In the 1960s, engineer Paul Jameson put a Rolls-Royce Meteor engine into a chassis he built himself. He did not get around to building a body, and sold the car to Epsom-based automatic transmission specialist John Dodd, who had supplied the automatic gearbox. Fibre Glass Repairs in Bromley, Kent, fitted a fibreglass body, based around a modified Ford Capri 'funny car' bodyshell, and the finished car, registered in the UK in 1972, was named The Beast. The Beast was extremely popular at car shows all over Europe, featuring in numerous custom car publications in the 1970s and 1980s. It was once listed in the Guinness Book of Records as the world's most powerful road car.

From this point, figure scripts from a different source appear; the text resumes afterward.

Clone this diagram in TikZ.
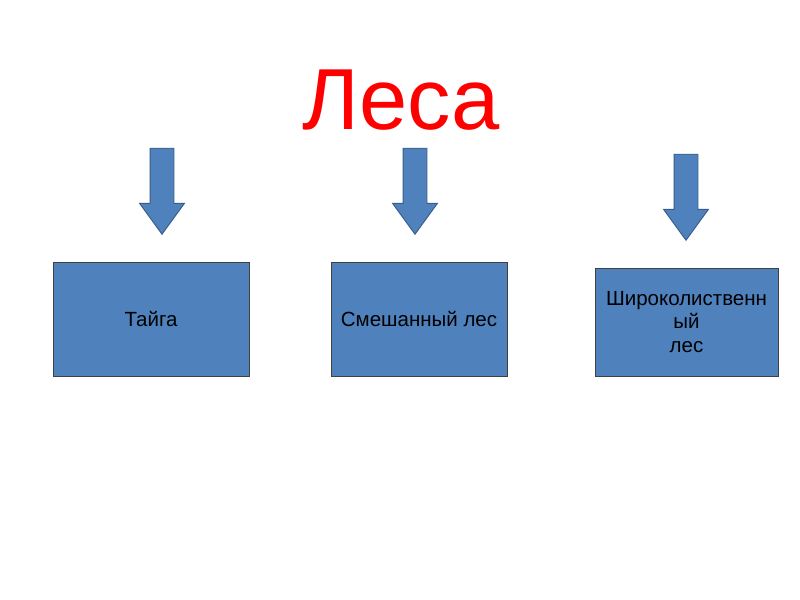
\documentclass[tikz,border=0pt]{standalone}
\usepackage{fontspec}
\setmainfont{Liberation Sans}
\usetikzlibrary{shapes.arrows}
\definecolor{lesFill}{RGB}{79,129,189}
\definecolor{lesLine}{RGB}{56,93,138}
\definecolor{lesTitle}{RGB}{255,0,0}
\tikzset{
  lesbox/.style={
    draw=black!75,
    line width=0.6pt,
    fill=lesFill,
    align=center,
    inner sep=0pt,
    font=\fontsize{17.5}{20}\selectfont
  },
  lesarrow/.style={
    single arrow,
    draw=lesLine,
    line width=0.8pt,
    fill=lesFill,
    rotate=-90,
    minimum height=2.58cm,
    single arrow head extend=0.315cm,
    single arrow tip angle=72,
    inner xsep=0pt,
    inner ysep=0.345cm
  }
}
\begin{document}
\begin{tikzpicture}[x=0.03cm,y=-0.03cm]
  \useasboundingbox[fill=white] (0,0) rectangle (800,600);

  \node[lesTitle, anchor=base, font=\fontsize{74}{80}\selectfont] (title) at (401,130) {Леса};

  \node[lesarrow] (a1) at (162,183) {};
  \node[lesarrow] (a2) at (415,183) {};
  \node[lesarrow] (a3) at (686,189) {};

  \node[lesbox, minimum width=5.88cm, minimum height=3.42cm] (taiga) at (151,319) {Тайга};
  \node[lesbox, minimum width=5.28cm, minimum height=3.42cm] (mixed) at (419,319) {Смешанный лес};
  \node[lesbox, minimum width=5.49cm, minimum height=3.24cm] (broad) at (686.5,322)
    {Широколиственн\\ый\\лес};
\end{tikzpicture}
\end{document}
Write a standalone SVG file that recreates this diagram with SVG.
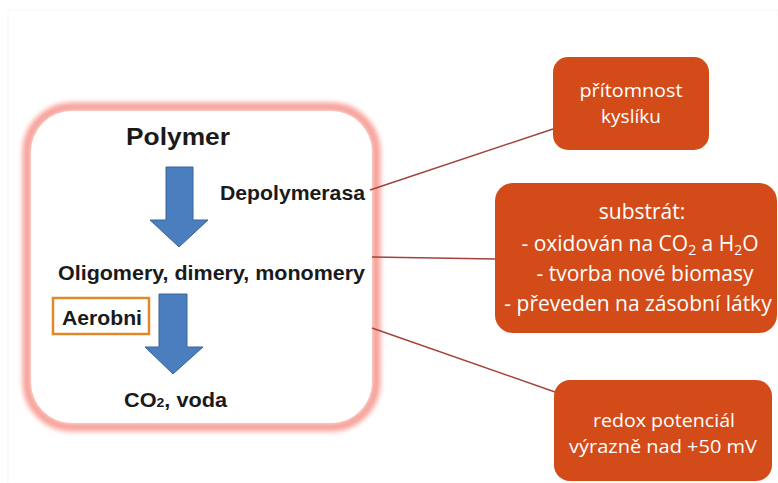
<svg xmlns="http://www.w3.org/2000/svg" width="778" height="483" viewBox="0 0 778 483">
<defs>
<filter id="glow" x="-10%" y="-10%" width="120%" height="120%"><feGaussianBlur stdDeviation="2.5"/></filter>
<style>
.dark{font-family:"Liberation Sans",Arial,sans-serif;font-weight:bold;fill:#1a1a1a;}
.wt{font-family:"Open Sans","Noto Sans",sans-serif;fill:#ffffff;font-size:19px;text-anchor:middle;}
.sub{font-size:21px;}
.box{fill:#D24B19;}
.arrow{fill:#4A7EBF;stroke:#3B6596;stroke-width:1;}
.conn{stroke:#A3423A;stroke-width:1.5;fill:none;}
</style>
</defs>
<rect x="0" y="0" width="778" height="483" fill="#ffffff"/>
<rect x="8" y="10" width="770" height="473" fill="none" stroke="#f8f8f8" stroke-width="1"/>

<g id="main">
<rect x="27" y="107" width="349" height="320" rx="45" fill="none" stroke="#F7A29A" stroke-width="9" filter="url(#glow)"/>
<rect x="31" y="111" width="341" height="312" rx="41" fill="#ffffff"/>
<text class="dark" x="178" y="145" font-size="24" text-anchor="middle" textLength="104" lengthAdjust="spacingAndGlyphs">Polymer</text>
<path class="arrow" d="M166,167 H193 V220 H208 L179,247 L150,220 H166 Z"/>
<text class="dark" x="220" y="200" font-size="20" textLength="145" lengthAdjust="spacingAndGlyphs">Depolymerasa</text>
<text class="dark" x="58" y="280" font-size="20" textLength="307" lengthAdjust="spacingAndGlyphs">Oligomery, dimery, monomery</text>
<path class="arrow" d="M159,294 H187 V347 H203 L173,374 L145,347 H159 Z"/>
<rect x="53" y="298" width="96" height="36" fill="none" stroke="#E0892A" stroke-width="2.5"/>
<text class="dark" x="62" y="325" font-size="20" textLength="80" lengthAdjust="spacingAndGlyphs">Aerobni</text>
<text class="dark" x="124" y="407" font-size="20" textLength="103" lengthAdjust="spacingAndGlyphs">CO<tspan font-size="13">2</tspan>, voda</text>
</g>

<g id="connectors">
<line class="conn" x1="370" y1="190" x2="553" y2="129"/>
<line class="conn" x1="372" y1="257" x2="496" y2="259"/>
<line class="conn" x1="372" y1="328" x2="555" y2="392"/>
</g>

<g id="kyslik">
<rect class="box" x="553" y="57" width="156" height="93" rx="15"/>
<text class="wt" x="631" y="97" textLength="103" lengthAdjust="spacingAndGlyphs">přítomnost</text>
<text class="wt" x="631" y="123">kyslíku</text>
</g>

<g id="substrat">
<rect class="box" x="495" y="183" width="282" height="150" rx="18"/>
<text class="wt sub" x="642" y="219">substrát:</text>
<text class="wt sub" x="640" y="251">- oxidován na CO<tspan font-size="14" dy="4">2</tspan><tspan dy="-4"> a H</tspan><tspan font-size="14" dy="4">2</tspan><tspan dy="-4">O</tspan></text>
<text class="wt sub" x="645" y="281">- tvorba nové biomasy</text>
<text class="wt sub" x="638" y="311">- převeden na zásobní látky</text>
</g>

<g id="redox">
<rect class="box" x="554" y="380" width="218" height="101" rx="16"/>
<text class="wt" x="664" y="427" textLength="142" lengthAdjust="spacingAndGlyphs">redox potenciál</text>
<text class="wt" x="663" y="453" textLength="188" lengthAdjust="spacingAndGlyphs">výrazně nad +50 mV</text>
</g>
</svg>
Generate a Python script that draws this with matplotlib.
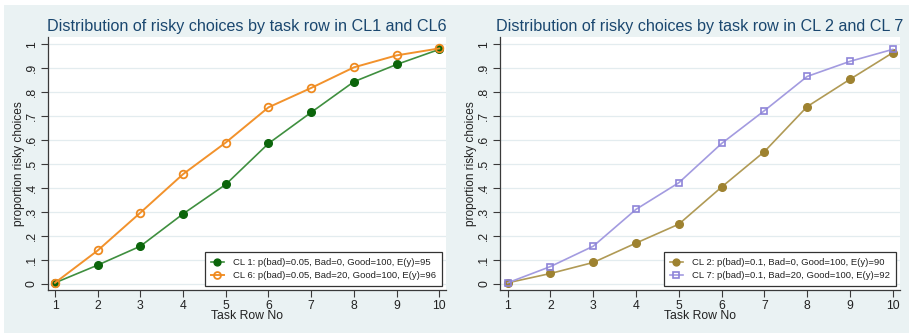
import matplotlib
matplotlib.use("Agg")
import matplotlib.pyplot as plt
from matplotlib.patches import Rectangle

plt.rcParams['font.family'] = ['Liberation Sans', 'DejaVu Sans']

task_rows = [1, 2, 3, 4, 5, 6, 7, 8, 9, 10]

cl1 = [0.004, 0.078, 0.157, 0.292, 0.415, 0.586, 0.716, 0.844, 0.916, 0.979]
cl6 = [0.004, 0.139, 0.297, 0.458, 0.590, 0.737, 0.818, 0.904, 0.954, 0.983]
cl2 = [0.004, 0.043, 0.089, 0.170, 0.249, 0.404, 0.552, 0.740, 0.854, 0.965]
cl7 = [0.004, 0.072, 0.157, 0.311, 0.422, 0.586, 0.723, 0.866, 0.929, 0.979]

label_cl1 = "CL 1: p(bad)=0.05, Bad=0, Good=100, E(y)=95"
label_cl6 = "CL 6: p(bad)=0.05, Bad=20, Good=100, E(y)=96"
label_cl2 = "CL 2: p(bad)=0.1, Bad=0, Good=100, E(y)=90"
label_cl7 = "CL 7: p(bad)=0.1, Bad=20, Good=100, E(y)=92"

title_left = "Distribution of risky choices by task row in CL1 and CL6"
title_right = "Distribution of risky choices by task row in CL 2 and CL 7"

y_ticks = [0, 0.1, 0.2, 0.3, 0.4, 0.5, 0.6, 0.7, 0.8, 0.9, 1.0]
y_tick_labels = ["0", ".1", ".2", ".3", ".4", ".5", ".6", ".7", ".8", ".9", "1"]

BG = "#eaf2f3"
TITLE_COLOR = "#1a476f"
GRID = "#e3ecef"

W, H = 909, 333
fig = plt.figure(figsize=(W / 100, H / 100), dpi=100, facecolor="white")
fig.patches.append(Rectangle((4 / W, 0), 1 - 4 / W, 1 - 5 / H,
                             transform=fig.transFigure, facecolor=BG,
                             edgecolor="none", zorder=-10))


def px_axes(x0, x1, y_top, y_bot):
    return fig.add_axes([x0 / W, (H - y_bot) / H, (x1 - x0) / W, (y_bot - y_top) / H])


def style(ax, title, xlim):
    ax.set_facecolor("white")
    ax.set_xlim(*xlim)
    ax.set_ylim(-0.026, 1.032)
    ax.set_xticks(task_rows)
    ax.set_yticks(y_ticks)
    ax.set_yticklabels(y_tick_labels, rotation=90, va="center")
    for s in ("top", "right"):
        ax.spines[s].set_visible(False)
    for s in ("left", "bottom"):
        ax.spines[s].set_color("#3a3a3a")
        ax.spines[s].set_linewidth(0.9)
    ax.tick_params(axis="both", direction="out", length=5, width=0.8,
                   color="#3a3a3a", labelsize=8.8, labelcolor="#222222", pad=2)
    ax.grid(axis="y", color=GRID, linewidth=0.9)
    ax.set_axisbelow(True)
    ax.set_ylabel("proportion risky choices", fontsize=8.6, color="#222222", labelpad=1)
    ax.set_xlabel("Task Row No", fontsize=8.8, color="#222222", labelpad=-1)
    ax.set_title(title, fontsize=11.6, color=TITLE_COLOR, pad=4)


# left panel: CL1 vs CL6
axL = px_axes(47.7, 446, 36.7, 290)
style(axL, title_left, (0.829, 10.157))
axL.plot(task_rows, cl1, color="#3f8f3f", lw=1.2, marker="o", ms=5.5,
         mfc="#0b650b", mec="#0b650b", label=label_cl1)
axL.plot(task_rows, cl6, color="#f2922c", lw=1.4, marker="o", ms=5.5,
         mfc="none", mec="#ee8a20", mew=1.3, label=label_cl6)

# right panel: CL2 vs CL7
axR = px_axes(500, 900, 36.7, 290)
style(axR, title_right, (0.82, 10.17))
axR.plot(task_rows, cl2, color="#b09a55", lw=1.2, marker="o", ms=5.5,
         mfc="#9e8230", mec="#9e8230", label=label_cl2)
axR.plot(task_rows, cl7, color="#a39be0", lw=1.2, marker="s", ms=5,
         mfc="none", mec="#8d84d8", mew=1.2, label=label_cl7)

for ax in (axL, axR):
    leg = ax.legend(loc="lower right", bbox_to_anchor=(0.99, 0.016), fontsize=6.8,
                    frameon=True, fancybox=False, handlelength=1.4,
                    handletextpad=1.0, borderpad=0.6, labelspacing=0.45,
                    borderaxespad=0, markerscale=0.9)
    fr = leg.get_frame()
    fr.set_edgecolor("#333333")
    fr.set_linewidth(0.9)
    fr.set_facecolor("white")
    fr.set_alpha(1)
    for t in leg.get_texts():
        t.set_color("#222222")

fig.savefig("out.png", dpi=100, facecolor=fig.get_facecolor())
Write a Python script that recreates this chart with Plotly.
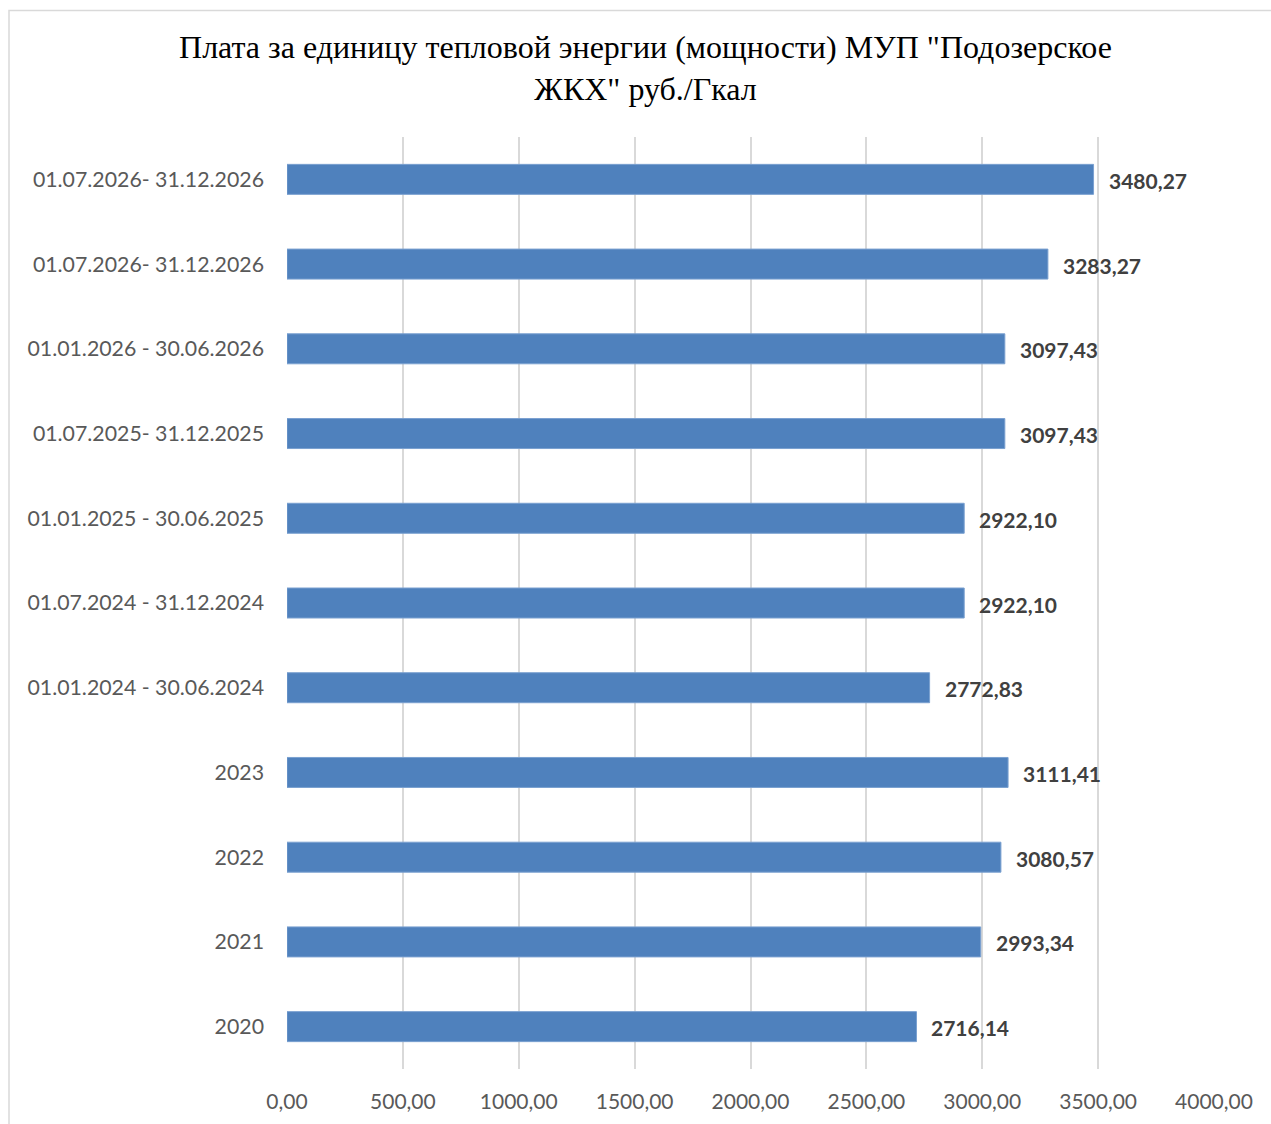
import plotly.graph_objects as go

categories = [
    "01.07.2026- 31.12.2026",
    "01.07.2026- 31.12.2026",
    "01.01.2026 - 30.06.2026",
    "01.07.2025- 31.12.2025",
    "01.01.2025 - 30.06.2025",
    "01.07.2024 - 31.12.2024",
    "01.01.2024 - 30.06.2024",
    "2023",
    "2022",
    "2021",
    "2020",
]
values = [3480.27, 3283.27, 3097.43, 3097.43, 2922.10, 2922.10, 2772.83,
          3111.41, 3080.57, 2993.34, 2716.14]
x_ticks = [0, 500, 1000, 1500, 2000, 2500, 3000, 3500, 4000]

positions = list(range(len(categories)))

fig = go.Figure()
fig.add_trace(go.Bar(
    y=positions,
    x=values,
    orientation="h",
    marker=dict(color="#4f81bd", line=dict(color="#7aa0d0", width=1)),
    width=0.354,
    hoverinfo="x",
))

for p, v in zip(positions, values):
    fig.add_annotation(
        x=v, y=p, xref="x", yref="y",
        text=f"{v:.2f}".replace(".", ","),
        showarrow=False, xanchor="left", xshift=13, yshift=-1,
        font=dict(family="Lato", size=21, color="#404040", weight="bold"),
    )

W, H = 1271, 1124
L, R, T, B = 287, 1214, 137, 1069
fig.add_shape(
    type="rect", xref="paper", yref="paper",
    x0=(9 - L) / (R - L), x1=(1300 - L) / (R - L),
    y0=(B - 1150) / (B - T), y1=(B - 10.5) / (B - T),
    line=dict(color="#d9d9d9", width=1.5), fillcolor="rgba(0,0,0,0)",
    layer="below",
)

fig.update_layout(
    width=W, height=H,
    margin=dict(l=L, r=W - R, t=T, b=H - B, pad=0),
    paper_bgcolor="white", plot_bgcolor="white",
    separators=", ",
    showlegend=False,
    title=dict(
        text="Плата за единицу тепловой энергии (мощности) МУП \"Подозерское<br>ЖКХ\" руб./Гкал",
        x=(W / 2 + 10) / W, xanchor="center", y=1 - 58 / H, yanchor="top",
        font=dict(family="Liberation Serif", size=32, color="#000000"),
    ),
    xaxis=dict(
        range=[0, 4000], tickvals=x_ticks, tickformat=".2f",
        showgrid=True, gridcolor="#d9d9d9", gridwidth=1.5,
        zeroline=False, showline=False, ticks="",
        tickfont=dict(family="Lato", size=21, color="#595959"),
        ticklabelstandoff=18,
    ),
    yaxis=dict(
        range=[len(categories) - 0.5, -0.5],
        tickvals=positions, ticktext=categories,
        showgrid=False, zeroline=False, showline=False, ticks="",
        tickfont=dict(family="Lato", size=21.3, color="#595959"),
        ticklabelstandoff=22,
    ),
)

fig.write_html("out.html")
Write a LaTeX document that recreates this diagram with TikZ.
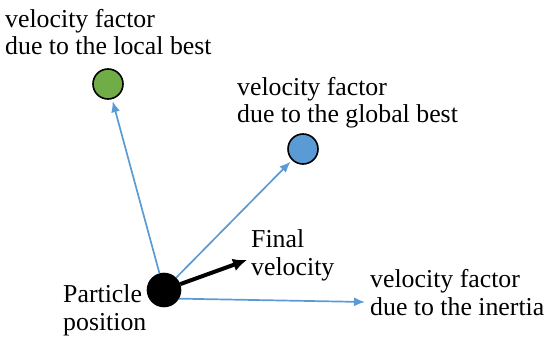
\documentclass[tikz,border=0pt]{standalone}
\usepackage{fontspec}
\setmainfont{Liberation Serif}
\usetikzlibrary{arrows.meta}
\definecolor{vecblue}{HTML}{5B9BD5}
\definecolor{bestgreen}{HTML}{70AD47}

\begin{document}
\begin{tikzpicture}[x=1pt,y=-1pt,
    dot/.style={circle,draw=black,line width=1.6pt,minimum size=30pt,inner sep=0pt},
    vec/.style={vecblue,line width=1.7pt,-{Latex[length=11pt,width=9pt]}},
    lbl/.style={anchor=base west,align=left,inner sep=0pt,
      font=\fontsize{25.8}{27.5}\selectfont}]
              \useasboundingbox (0,0) rectangle (551,339);
              \node[dot,fill=bestgreen] (local) at (108,84) {};
              \node[dot,fill=vecblue] (global) at (303,149) {};
              \node[dot,fill=black,minimum size=33pt] (part) at (164,290) {};
              \coordinate (inert) at (365,302);
              \coordinate (final) at (247,260);
              \draw[vec,shorten >=2pt] (part) -- (local);
              \draw[vec,shorten >=2pt] (part) -- (global);
              \draw[vec] (part.-30) -- (inert);
              \draw[line width=4pt,-{Latex[length=14pt,width=13pt]}] (part) -- (final);
              \node[lbl] (tlocal) at (5,55) {velocity factor\\due to the local best};
              \node[lbl] (tglobal) at (237,123) {velocity factor\\due to the global best};
              \node[lbl] (tfinal) at (251,275) {Final\\velocity};
              \node[lbl] (tpart) at (63,330) {Particle\\position};
              \node[lbl] (tinert) at (370,315) {velocity factor\\due to the inertia};
            \end{tikzpicture}
\end{document}
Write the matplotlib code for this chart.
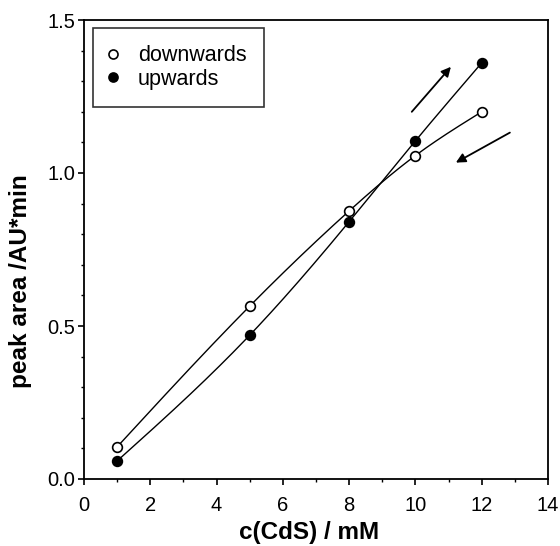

At some point in the late 1970s or early 1980s, the first iteration of the Beast caught fire on the way back from a car show in Stockholm (a trip during which Dodd was purportedly invited to meet Carl XVI Gustaf, King of Sweden, who wished to see the car). Dodd was unable to extinguish the fire - the Beast was reduced to a burnt wreck, and had to be rebuilt. As such, the Beast has used two different fibreglass bodies during its life; the first (mk1) was the Ford Capri-inspired shape in dark red, as supplied by Fibre Glass Repairs, and the existing Beast (mk2) is a 2-door estate car in beige. The engine used in the mk1 Beast was a Meteor tank engine as supplied by Jameson, but upon rebuilding the car after the fire, Dodd sourced a Merlin engine from a Boulton Paul Balliol training aircraft. The engine drives a General Motors TH400 automatic transmission, via the step-up gearbox devised by Dodd to allow the low-revving Merlin engine to work properly with the conventional GM transmission. Perhaps due to space constraints as well as roadworthiness considerations, the Merlin used in the Beast is non-supercharged. Power has never been independently verified, although a figure of around 950 bhp is estimated. Dodd claimed that the highest speed he achieved in the Beast was in the region of 185 mph (around 300 km/h), although the theoretical top speed is higher.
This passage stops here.